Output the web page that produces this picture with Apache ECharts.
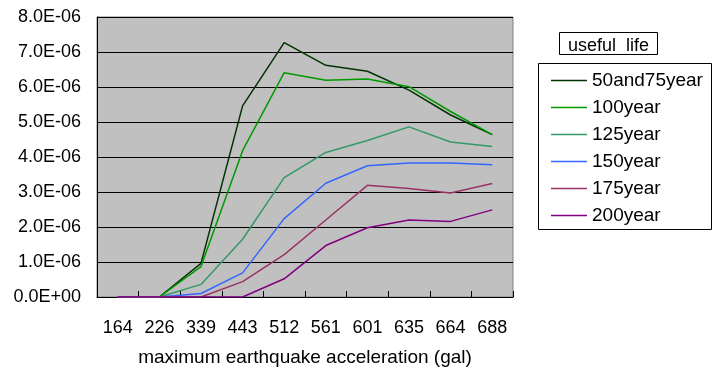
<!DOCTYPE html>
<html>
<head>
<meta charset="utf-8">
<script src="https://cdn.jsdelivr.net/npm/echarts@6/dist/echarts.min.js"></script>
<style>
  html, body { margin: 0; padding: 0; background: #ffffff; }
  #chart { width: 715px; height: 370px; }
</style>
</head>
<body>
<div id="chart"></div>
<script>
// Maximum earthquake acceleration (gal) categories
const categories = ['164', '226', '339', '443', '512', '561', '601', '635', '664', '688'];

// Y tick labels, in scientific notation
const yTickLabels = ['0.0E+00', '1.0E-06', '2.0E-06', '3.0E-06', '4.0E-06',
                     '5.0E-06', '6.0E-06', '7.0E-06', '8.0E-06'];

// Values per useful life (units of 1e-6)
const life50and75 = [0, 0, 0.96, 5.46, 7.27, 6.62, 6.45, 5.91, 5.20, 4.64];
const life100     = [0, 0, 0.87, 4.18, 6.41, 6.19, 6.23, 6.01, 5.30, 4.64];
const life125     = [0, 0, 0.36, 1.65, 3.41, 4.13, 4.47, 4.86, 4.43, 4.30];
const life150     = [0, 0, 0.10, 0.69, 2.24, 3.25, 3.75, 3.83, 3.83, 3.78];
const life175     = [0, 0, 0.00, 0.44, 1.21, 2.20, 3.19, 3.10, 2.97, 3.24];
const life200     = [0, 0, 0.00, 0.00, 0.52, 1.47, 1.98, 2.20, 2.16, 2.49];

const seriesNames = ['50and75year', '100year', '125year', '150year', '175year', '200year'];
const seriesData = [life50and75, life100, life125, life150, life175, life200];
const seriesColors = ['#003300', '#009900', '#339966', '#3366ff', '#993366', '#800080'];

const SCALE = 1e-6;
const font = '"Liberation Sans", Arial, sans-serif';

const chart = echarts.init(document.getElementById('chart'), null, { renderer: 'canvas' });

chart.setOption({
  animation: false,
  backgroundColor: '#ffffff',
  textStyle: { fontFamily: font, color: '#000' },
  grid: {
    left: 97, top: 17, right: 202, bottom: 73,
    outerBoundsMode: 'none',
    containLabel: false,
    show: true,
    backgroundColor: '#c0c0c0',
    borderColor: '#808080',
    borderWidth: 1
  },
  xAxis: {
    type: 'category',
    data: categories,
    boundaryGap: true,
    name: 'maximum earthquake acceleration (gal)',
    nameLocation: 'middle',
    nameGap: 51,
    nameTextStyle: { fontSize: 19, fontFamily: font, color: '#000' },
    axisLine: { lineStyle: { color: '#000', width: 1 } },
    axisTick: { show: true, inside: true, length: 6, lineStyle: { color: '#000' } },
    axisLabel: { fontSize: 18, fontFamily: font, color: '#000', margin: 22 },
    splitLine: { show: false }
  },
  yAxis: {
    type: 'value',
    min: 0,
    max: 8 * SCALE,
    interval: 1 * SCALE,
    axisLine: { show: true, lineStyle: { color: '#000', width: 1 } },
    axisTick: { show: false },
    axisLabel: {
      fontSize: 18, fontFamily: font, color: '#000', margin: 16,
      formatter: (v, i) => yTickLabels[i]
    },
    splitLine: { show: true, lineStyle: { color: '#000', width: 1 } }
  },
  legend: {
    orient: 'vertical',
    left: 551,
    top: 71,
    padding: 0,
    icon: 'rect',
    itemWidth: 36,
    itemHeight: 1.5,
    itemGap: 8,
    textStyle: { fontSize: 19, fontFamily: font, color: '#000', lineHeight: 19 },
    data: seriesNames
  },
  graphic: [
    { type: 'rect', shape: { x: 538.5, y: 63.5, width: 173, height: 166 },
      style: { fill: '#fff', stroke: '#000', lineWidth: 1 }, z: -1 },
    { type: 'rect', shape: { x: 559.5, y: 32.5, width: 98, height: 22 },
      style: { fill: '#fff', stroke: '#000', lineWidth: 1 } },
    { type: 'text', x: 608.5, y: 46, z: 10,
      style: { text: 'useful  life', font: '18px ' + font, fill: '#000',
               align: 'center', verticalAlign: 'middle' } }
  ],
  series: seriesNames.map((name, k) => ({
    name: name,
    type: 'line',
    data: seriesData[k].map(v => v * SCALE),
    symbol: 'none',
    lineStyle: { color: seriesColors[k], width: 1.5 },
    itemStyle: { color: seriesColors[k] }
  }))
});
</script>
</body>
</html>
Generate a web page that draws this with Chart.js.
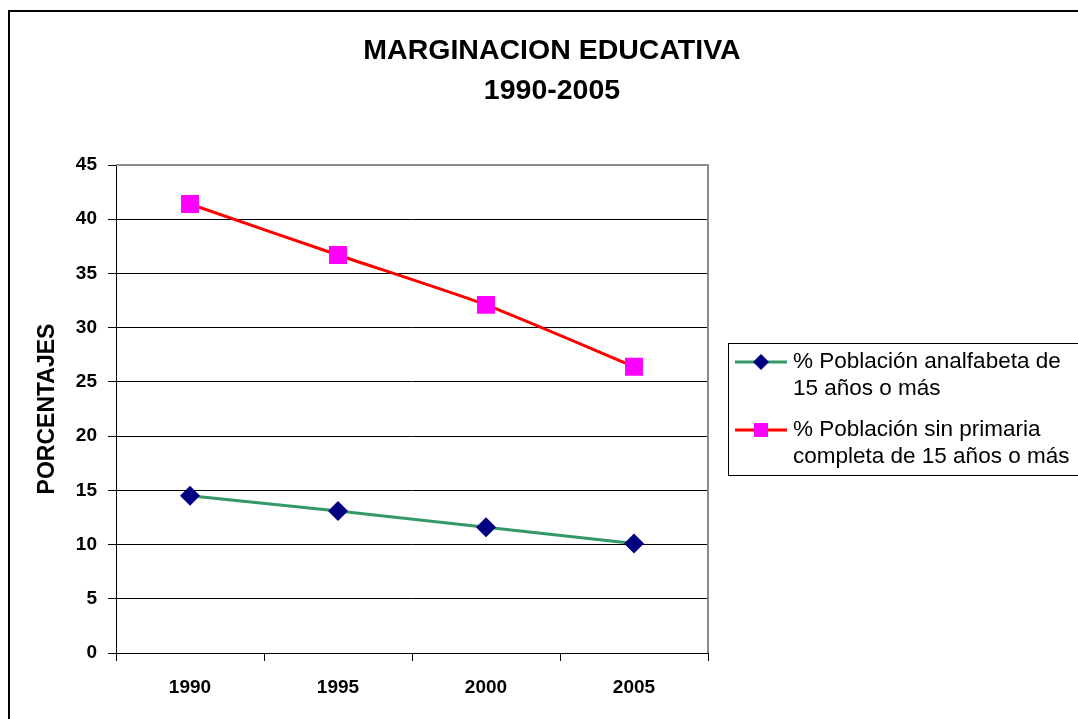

++++++++

Give only the count of lines in which the string "that" appears.

2